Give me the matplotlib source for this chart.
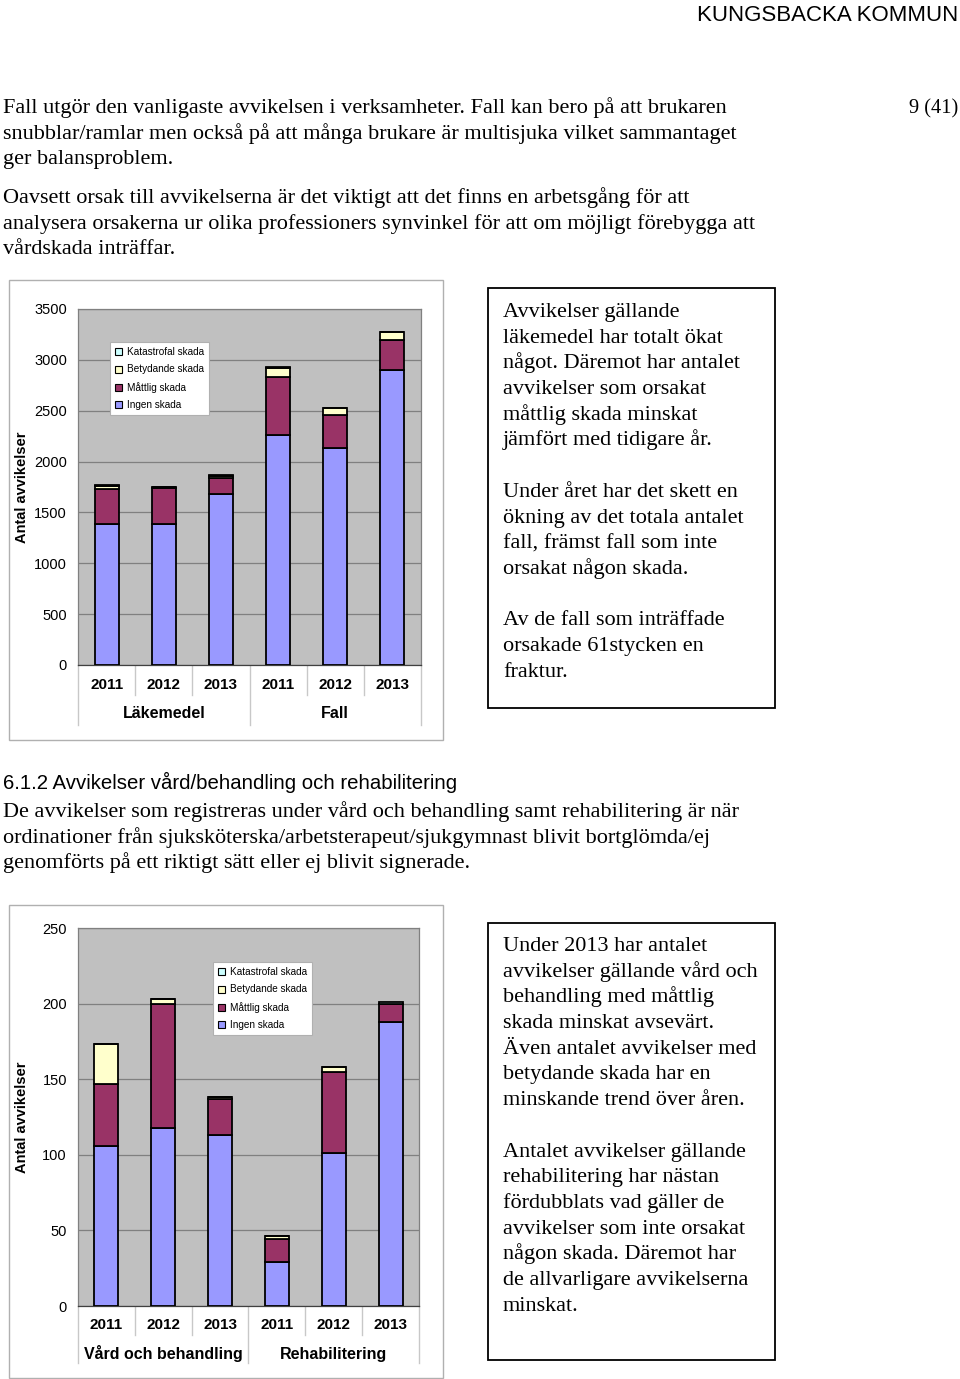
import numpy as np
import matplotlib
matplotlib.use("Agg")
import matplotlib.pyplot as plt
from matplotlib.patches import Rectangle, Patch
from matplotlib.transforms import blended_transform_factory

W, H = 960, 1379

series_names = ["Ingen skada", "Måttlig skada", "Betydande skada", "Katastrofal skada"]
series_colors = ["#9999FF", "#993366", "#FFFFCC", "#CCFFFF"]
years = ["2011", "2012", "2013", "2011", "2012", "2013"]

# chart 1: Läkemedel / Fall
groups1 = ["Läkemedel", "Fall"]
ingen1 = [1385, 1385, 1686, 2266, 2129, 2903]
mattlig1 = [350, 355, 148, 570, 331, 288]
betydande1 = [25, 8, 25, 88, 64, 78]
katastrofal1 = [5, 2, 5, 3, 2, 2]

# chart 2: Vård och behandling / Rehabilitering
groups2 = ["Vård och behandling", "Rehabilitering"]
ingen2 = [106, 118, 113, 29, 101, 188]
mattlig2 = [41, 82, 24, 15, 54, 12]
betydande2 = [26, 3, 1, 2, 3, 0]
katastrofal2 = [0, 0, 0.5, 0, 0, 1]

body1 = ["Fall utgör den vanligaste avvikelsen i verksamheter. Fall kan bero på att brukaren",
         "snubblar/ramlar men också på att många brukare är multisjuka vilket sammantaget",
         "ger balansproblem."]
body2 = ["Oavsett orsak till avvikelserna är det viktigt att det finns en arbetsgång för att",
         "analysera orsakerna ur olika professioners synvinkel för att om möjligt förebygga att",
         "vårdskada inträffar."]
heading = "6.1.2 Avvikelser vård/behandling och rehabilitering"
body3 = ["De avvikelser som registreras under vård och behandling samt rehabilitering är när",
         "ordinationer från sjuksköterska/arbetsterapeut/sjukgymnast blivit bortglömda/ej",
         "genomförts på ett riktigt sätt eller ej blivit signerade."]
box1 = ["Avvikelser gällande", "läkemedel har totalt ökat", "något. Däremot har antalet",
        "avvikelser som orsakat", "måttlig skada minskat", "jämfört med tidigare år.", "",
        "Under året har det skett en", "ökning av det totala antalet", "fall, främst fall som inte",
        "orsakat någon skada.", "", "Av de fall som inträffade", "orsakade 61stycken en", "fraktur."]
box2 = ["Under 2013 har antalet", "avvikelser gällande vård och", "behandling med måttlig",
        "skada minskat avsevärt.", "Även antalet avvikelser med", "betydande skada har en",
        "minskande trend över åren.", "", "Antalet avvikelser gällande",
        "rehabilitering har nästan", "fördubblats vad gäller de", "avvikelser som inte orsakat",
        "någon skada. Däremot har", "de allvarligare avvikelserna", "minskat."]

plt.rcParams["font.family"] = ["Liberation Sans", "DejaVu Sans"]


def fx(x):
    return x / W


def fy(y):
    return 1 - y / H


def frame(fig, x0, y0, x1, y1, color, lw):
    fig.add_artist(Rectangle((fx(x0), fy(y1)), (x1 - x0) / W, (y1 - y0) / H,
                             transform=fig.transFigure, fill=False, ec=color, lw=lw))


def draw_chart(fig, box, frame_box, series, groups, ymax, step, legend_pos, sep_short, sep_long,
               year_y, group_y):
    x0, y0, x1, y1 = box
    frame(fig, *frame_box, color="#b0b0b0", lw=1.0)
    ax = fig.add_axes([fx(x0), fy(y1), (x1 - x0) / W, (y1 - y0) / H])
    ax.set_facecolor("#C0C0C0")
    x = np.arange(len(years))
    bottom = np.zeros(len(years))
    for vals, name, col in zip(series, series_names, series_colors):
        ax.bar(x, vals, 0.42, bottom=bottom, color=col, edgecolor="black", lw=1.3,
               label=name, zorder=3)
        bottom = bottom + np.array(vals)
    ax.set_xlim(-0.5, 5.5)
    ax.set_ylim(0, ymax)
    ax.set_yticks(np.arange(0, ymax + 1, step))
    ax.yaxis.grid(True, color="#808080", lw=0.9, zorder=0)
    ax.set_xticks([])
    ax.tick_params(axis="y", length=0, pad=8, labelsize=10.5)
    for s in ax.spines.values():
        s.set_color("#808080")
        s.set_linewidth(0.9)
    ax.spines["bottom"].set_color("#404040")
    ax.set_ylabel("Antal avvikelser", fontsize=10.5, fontweight="bold")
    ax.yaxis.set_label_coords((29 - x0) / (x1 - x0), 0.5)

    tr = blended_transform_factory(ax.transData, fig.transFigure)
    for i, yr in enumerate(years):
        ax.text(i, fy(year_y), yr, transform=tr, ha="center", va="center",
                fontsize=11, fontweight="bold")
    for i in range(1, 6):
        if i == 3:
            continue
        ax.plot([i - 0.5, i - 0.5], [fy(y1), fy(sep_short)], transform=tr, color="#c8c8c8",
                lw=1.0, clip_on=False)
    for xs in [-0.5, 2.5, 5.5]:
        ax.plot([xs, xs], [fy(y1), fy(sep_long)], transform=tr, color="#c8c8c8",
                lw=1.0, clip_on=False)
    for i, g in enumerate(groups):
        ax.text(1 + 3 * i, fy(group_y), g, transform=tr, ha="center", va="center",
                fontsize=11.5, fontweight="bold")

    handles = [Patch(facecolor=c, edgecolor="black", lw=0.8, label=n)
               for n, c in zip(series_names, series_colors)][::-1]
    leg = ax.legend(handles=handles, loc="upper left", fontsize=7.2, frameon=True,
                    bbox_to_anchor=(fx(legend_pos[0]), fy(legend_pos[1])),
                    bbox_transform=fig.transFigure, borderaxespad=0,
                    handlelength=0.7, handleheight=0.7, handletextpad=0.5,
                    labelspacing=0.75, borderpad=0.5, fancybox=False, framealpha=1)
    leg.get_frame().set_edgecolor("#b0b0b0")
    leg.get_frame().set_linewidth(0.8)
    leg.set_zorder(5)
    return ax


fig = plt.figure(figsize=(W / 100, H / 100), dpi=100)

serif = "Liberation Serif"
sans = "Liberation Sans"

fig.text(fx(958), fy(21), "KUNGSBACKA KOMMUN", ha="right", va="baseline",
         fontsize=16, family=sans)
fig.text(fx(958), fy(113), "9 (41)", ha="right", va="baseline", fontsize=14.7, family=serif)

pitch = 25.6
for i, line in enumerate(body1):
    fig.text(fx(3), fy(113 + i * pitch), line, ha="left", va="baseline", fontsize=16, family=serif)
for i, line in enumerate(body2):
    fig.text(fx(3), fy(203 + i * pitch), line, ha="left", va="baseline", fontsize=16, family=serif)
fig.text(fx(3), fy(789), heading, ha="left", va="baseline", fontsize=14.7, family=sans)
for i, line in enumerate(body3):
    fig.text(fx(3), fy(817 + i * pitch), line, ha="left", va="baseline", fontsize=16, family=serif)

frame(fig, 488, 288, 775, 708, color="black", lw=1.3)
for i, line in enumerate(box1):
    fig.text(fx(503), fy(317 + i * 25.7), line, ha="left", va="baseline", fontsize=16,
             family=serif)
frame(fig, 488, 923, 775, 1360, color="black", lw=1.3)
for i, line in enumerate(box2):
    fig.text(fx(503), fy(951 + i * 25.7), line, ha="left", va="baseline", fontsize=16,
             family=serif)

draw_chart(fig, (78, 309, 421, 665), (9, 280, 443, 740),
           [ingen1, mattlig1, betydande1, katastrofal1], groups1, 3500, 500,
           (110, 342), 695, 725, 685, 714)
draw_chart(fig, (78, 928, 419, 1306), (9, 905, 443, 1378),
           [ingen2, mattlig2, betydande2, katastrofal2], groups2, 250, 50,
           (213, 962), 1335, 1363, 1325, 1354)

fig.savefig("out.png", dpi=100)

**Exercise brief**
Except for the pictures, reproduce every line exactly.

**Result**
Give me the matplotlib source for this chart.
import numpy as np
import matplotlib
matplotlib.use("Agg")
import matplotlib.pyplot as plt
from matplotlib.patches import Rectangle, Patch
from matplotlib.transforms import blended_transform_factory

W, H = 960, 1379

series_names = ["Ingen skada", "Måttlig skada", "Betydande skada", "Katastrofal skada"]
series_colors = ["#9999FF", "#993366", "#FFFFCC", "#CCFFFF"]
years = ["2011", "2012", "2013", "2011", "2012", "2013"]

# chart 1: Läkemedel / Fall
groups1 = ["Läkemedel", "Fall"]
ingen1 = [1385, 1385, 1686, 2266, 2129, 2903]
mattlig1 = [350, 355, 148, 570, 331, 288]
betydande1 = [25, 8, 25, 88, 64, 78]
katastrofal1 = [5, 2, 5, 3, 2, 2]

# chart 2: Vård och behandling / Rehabilitering
groups2 = ["Vård och behandling", "Rehabilitering"]
ingen2 = [106, 118, 113, 29, 101, 188]
mattlig2 = [41, 82, 24, 15, 54, 12]
betydande2 = [26, 3, 1, 2, 3, 0]
katastrofal2 = [0, 0, 0.5, 0, 0, 1]

body1 = ["Fall utgör den vanligaste avvikelsen i verksamheter. Fall kan bero på att brukaren",
         "snubblar/ramlar men också på att många brukare är multisjuka vilket sammantaget",
         "ger balansproblem."]
body2 = ["Oavsett orsak till avvikelserna är det viktigt att det finns en arbetsgång för att",
         "analysera orsakerna ur olika professioners synvinkel för att om möjligt förebygga att",
         "vårdskada inträffar."]
heading = "6.1.2 Avvikelser vård/behandling och rehabilitering"
body3 = ["De avvikelser som registreras under vård och behandling samt rehabilitering är när",
         "ordinationer från sjuksköterska/arbetsterapeut/sjukgymnast blivit bortglömda/ej",
         "genomförts på ett riktigt sätt eller ej blivit signerade."]
box1 = ["Avvikelser gällande", "läkemedel har totalt ökat", "något. Däremot har antalet",
        "avvikelser som orsakat", "måttlig skada minskat", "jämfört med tidigare år.", "",
        "Under året har det skett en", "ökning av det totala antalet", "fall, främst fall som inte",
        "orsakat någon skada.", "", "Av de fall som inträffade", "orsakade 61stycken en", "fraktur."]
box2 = ["Under 2013 har antalet", "avvikelser gällande vård och", "behandling med måttlig",
        "skada minskat avsevärt.", "Även antalet avvikelser med", "betydande skada har en",
        "minskande trend över åren.", "", "Antalet avvikelser gällande",
        "rehabilitering har nästan", "fördubblats vad gäller de", "avvikelser som inte orsakat",
        "någon skada. Däremot har", "de allvarligare avvikelserna", "minskat."]

plt.rcParams["font.family"] = ["Liberation Sans", "DejaVu Sans"]


def fx(x):
    return x / W


def fy(y):
    return 1 - y / H


def frame(fig, x0, y0, x1, y1, color, lw):
    fig.add_artist(Rectangle((fx(x0), fy(y1)), (x1 - x0) / W, (y1 - y0) / H,
                             transform=fig.transFigure, fill=False, ec=color, lw=lw))


def draw_chart(fig, box, frame_box, series, groups, ymax, step, legend_pos, sep_short, sep_long,
               year_y, group_y):
    x0, y0, x1, y1 = box
    frame(fig, *frame_box, color="#b0b0b0", lw=1.0)
    ax = fig.add_axes([fx(x0), fy(y1), (x1 - x0) / W, (y1 - y0) / H])
    ax.set_facecolor("#C0C0C0")
    x = np.arange(len(years))
    bottom = np.zeros(len(years))
    for vals, name, col in zip(series, series_names, series_colors):
        ax.bar(x, vals, 0.42, bottom=bottom, color=col, edgecolor="black", lw=1.3,
               label=name, zorder=3)
        bottom = bottom + np.array(vals)
    ax.set_xlim(-0.5, 5.5)
    ax.set_ylim(0, ymax)
    ax.set_yticks(np.arange(0, ymax + 1, step))
    ax.yaxis.grid(True, color="#808080", lw=0.9, zorder=0)
    ax.set_xticks([])
    ax.tick_params(axis="y", length=0, pad=8, labelsize=10.5)
    for s in ax.spines.values():
        s.set_color("#808080")
        s.set_linewidth(0.9)
    ax.spines["bottom"].set_color("#404040")
    ax.set_ylabel("Antal avvikelser", fontsize=10.5, fontweight="bold")
    ax.yaxis.set_label_coords((29 - x0) / (x1 - x0), 0.5)

    tr = blended_transform_factory(ax.transData, fig.transFigure)
    for i, yr in enumerate(years):
        ax.text(i, fy(year_y), yr, transform=tr, ha="center", va="center",
                fontsize=11, fontweight="bold")
    for i in range(1, 6):
        if i == 3:
            continue
        ax.plot([i - 0.5, i - 0.5], [fy(y1), fy(sep_short)], transform=tr, color="#c8c8c8",
                lw=1.0, clip_on=False)
    for xs in [-0.5, 2.5, 5.5]:
        ax.plot([xs, xs], [fy(y1), fy(sep_long)], transform=tr, color="#c8c8c8",
                lw=1.0, clip_on=False)
    for i, g in enumerate(groups):
        ax.text(1 + 3 * i, fy(group_y), g, transform=tr, ha="center", va="center",
                fontsize=11.5, fontweight="bold")

    handles = [Patch(facecolor=c, edgecolor="black", lw=0.8, label=n)
               for n, c in zip(series_names, series_colors)][::-1]
    leg = ax.legend(handles=handles, loc="upper left", fontsize=7.2, frameon=True,
                    bbox_to_anchor=(fx(legend_pos[0]), fy(legend_pos[1])),
                    bbox_transform=fig.transFigure, borderaxespad=0,
                    handlelength=0.7, handleheight=0.7, handletextpad=0.5,
                    labelspacing=0.75, borderpad=0.5, fancybox=False, framealpha=1)
    leg.get_frame().set_edgecolor("#b0b0b0")
    leg.get_frame().set_linewidth(0.8)
    leg.set_zorder(5)
    return ax


fig = plt.figure(figsize=(W / 100, H / 100), dpi=100)

serif = "Liberation Serif"
sans = "Liberation Sans"

fig.text(fx(958), fy(21), "KUNGSBACKA KOMMUN", ha="right", va="baseline",
         fontsize=16, family=sans)
fig.text(fx(958), fy(113), "9 (41)", ha="right", va="baseline", fontsize=14.7, family=serif)

pitch = 25.6
for i, line in enumerate(body1):
    fig.text(fx(3), fy(113 + i * pitch), line, ha="left", va="baseline", fontsize=16, family=serif)
for i, line in enumerate(body2):
    fig.text(fx(3), fy(203 + i * pitch), line, ha="left", va="baseline", fontsize=16, family=serif)
fig.text(fx(3), fy(789), heading, ha="left", va="baseline", fontsize=14.7, family=sans)
for i, line in enumerate(body3):
    fig.text(fx(3), fy(817 + i * pitch), line, ha="left", va="baseline", fontsize=16, family=serif)

frame(fig, 488, 288, 775, 708, color="black", lw=1.3)
for i, line in enumerate(box1):
    fig.text(fx(503), fy(317 + i * 25.7), line, ha="left", va="baseline", fontsize=16,
             family=serif)
frame(fig, 488, 923, 775, 1360, color="black", lw=1.3)
for i, line in enumerate(box2):
    fig.text(fx(503), fy(951 + i * 25.7), line, ha="left", va="baseline", fontsize=16,
             family=serif)

draw_chart(fig, (78, 309, 421, 665), (9, 280, 443, 740),
           [ingen1, mattlig1, betydande1, katastrofal1], groups1, 3500, 500,
           (110, 342), 695, 725, 685, 714)
draw_chart(fig, (78, 928, 419, 1306), (9, 905, 443, 1378),
           [ingen2, mattlig2, betydande2, katastrofal2], groups2, 250, 50,
           (213, 962), 1335, 1363, 1325, 1354)

fig.savefig("out.png", dpi=100)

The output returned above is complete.